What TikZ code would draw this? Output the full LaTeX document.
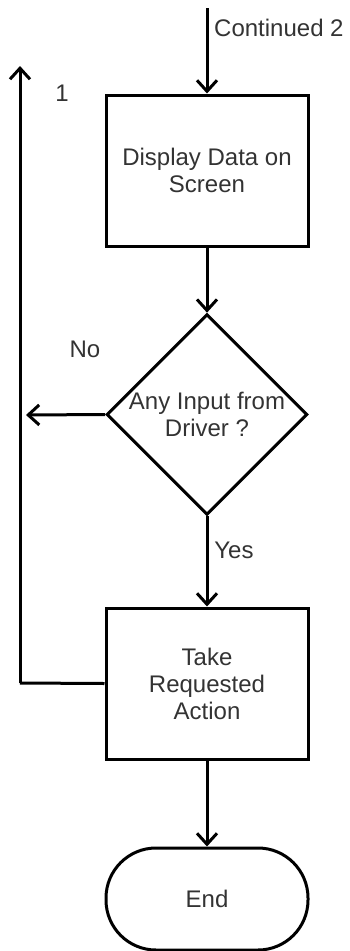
\documentclass[tikz,border=0pt]{standalone}
\usepackage{fontspec}
\setmainfont{Liberation Sans}
\usetikzlibrary{shapes.geometric,arrows.meta}
\begin{document}
\begin{tikzpicture}[x=1pt,y=-1pt,
  every node/.style={text=black!80, font=\fontsize{24}{27}\selectfont},
  procbox/.style={draw=black, line width=3pt, rectangle, minimum width=202pt, minimum height=151pt, align=center, inner sep=0pt},
  decbox/.style={draw=black, line width=3pt, diamond, minimum width=200pt, minimum height=197pt, align=center, inner sep=0pt},
  termbox/.style={draw=black, line width=3pt, rectangle, rounded corners=50pt, minimum width=202pt, minimum height=102pt, align=center, inner sep=0pt},
  flow/.style={draw=black, line width=3pt, -{Straight Barb[length=11pt,width=20pt,line width=3pt]}},
  plain/.style={draw=black, line width=3pt},
  lbl/.style={inner sep=0pt}
]
\useasboundingbox (0,0) rectangle (350,951);

\node[procbox] (disp) at (207,170.5) {Display Data on\\Screen};
\node[decbox] (dec) at (207,414.5) {Any Input from\\Driver ?};
\node[procbox] (act) at (207,683.5) {Take\\Requested\\Action};
\node[termbox] (fin) at (207,899) {End};

\coordinate (start) at (207,8);
\coordinate (noend) at (26,415);
\coordinate (corner) at (20,683);
\coordinate (looptop) at (20,66);

\draw[flow] (start) -- (disp.north);
\draw[flow] (disp.south) -- (dec.north);
\draw[flow] (dec.south) -- (act.north);
\draw[flow] (act.south) -- (fin.north);
\draw[flow] (dec.west) -- (noend);
\draw[plain] (act.west) -- (corner);
\draw[flow] (corner) -- (looptop);

\node[lbl, anchor=west] (lcont) at (214,28) {Continued 2};
\node[lbl] (lone) at (62,93) {1};
\node[lbl] (lno) at (85,349) {No};
\node[lbl] (lyes) at (234,550) {Yes};
\end{tikzpicture}
\end{document}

## PROBLEM DETAILS:
Pictures in the data above should not be copied; transcribe everything else exactly.

## SOLVED EXERCISE:
What TikZ code would draw this? Output the full LaTeX document.
\documentclass[tikz,border=0pt]{standalone}
\usepackage{fontspec}
\setmainfont{Liberation Sans}
\usetikzlibrary{shapes.geometric,arrows.meta}
\begin{document}
\begin{tikzpicture}[x=1pt,y=-1pt,
  every node/.style={text=black!80, font=\fontsize{24}{27}\selectfont},
  procbox/.style={draw=black, line width=3pt, rectangle, minimum width=202pt, minimum height=151pt, align=center, inner sep=0pt},
  decbox/.style={draw=black, line width=3pt, diamond, minimum width=200pt, minimum height=197pt, align=center, inner sep=0pt},
  termbox/.style={draw=black, line width=3pt, rectangle, rounded corners=50pt, minimum width=202pt, minimum height=102pt, align=center, inner sep=0pt},
  flow/.style={draw=black, line width=3pt, -{Straight Barb[length=11pt,width=20pt,line width=3pt]}},
  plain/.style={draw=black, line width=3pt},
  lbl/.style={inner sep=0pt}
]
\useasboundingbox (0,0) rectangle (350,951);

\node[procbox] (disp) at (207,170.5) {Display Data on\\Screen};
\node[decbox] (dec) at (207,414.5) {Any Input from\\Driver ?};
\node[procbox] (act) at (207,683.5) {Take\\Requested\\Action};
\node[termbox] (fin) at (207,899) {End};

\coordinate (start) at (207,8);
\coordinate (noend) at (26,415);
\coordinate (corner) at (20,683);
\coordinate (looptop) at (20,66);

\draw[flow] (start) -- (disp.north);
\draw[flow] (disp.south) -- (dec.north);
\draw[flow] (dec.south) -- (act.north);
\draw[flow] (act.south) -- (fin.north);
\draw[flow] (dec.west) -- (noend);
\draw[plain] (act.west) -- (corner);
\draw[flow] (corner) -- (looptop);

\node[lbl, anchor=west] (lcont) at (214,28) {Continued 2};
\node[lbl] (lone) at (62,93) {1};
\node[lbl] (lno) at (85,349) {No};
\node[lbl] (lyes) at (234,550) {Yes};
\end{tikzpicture}
\end{document}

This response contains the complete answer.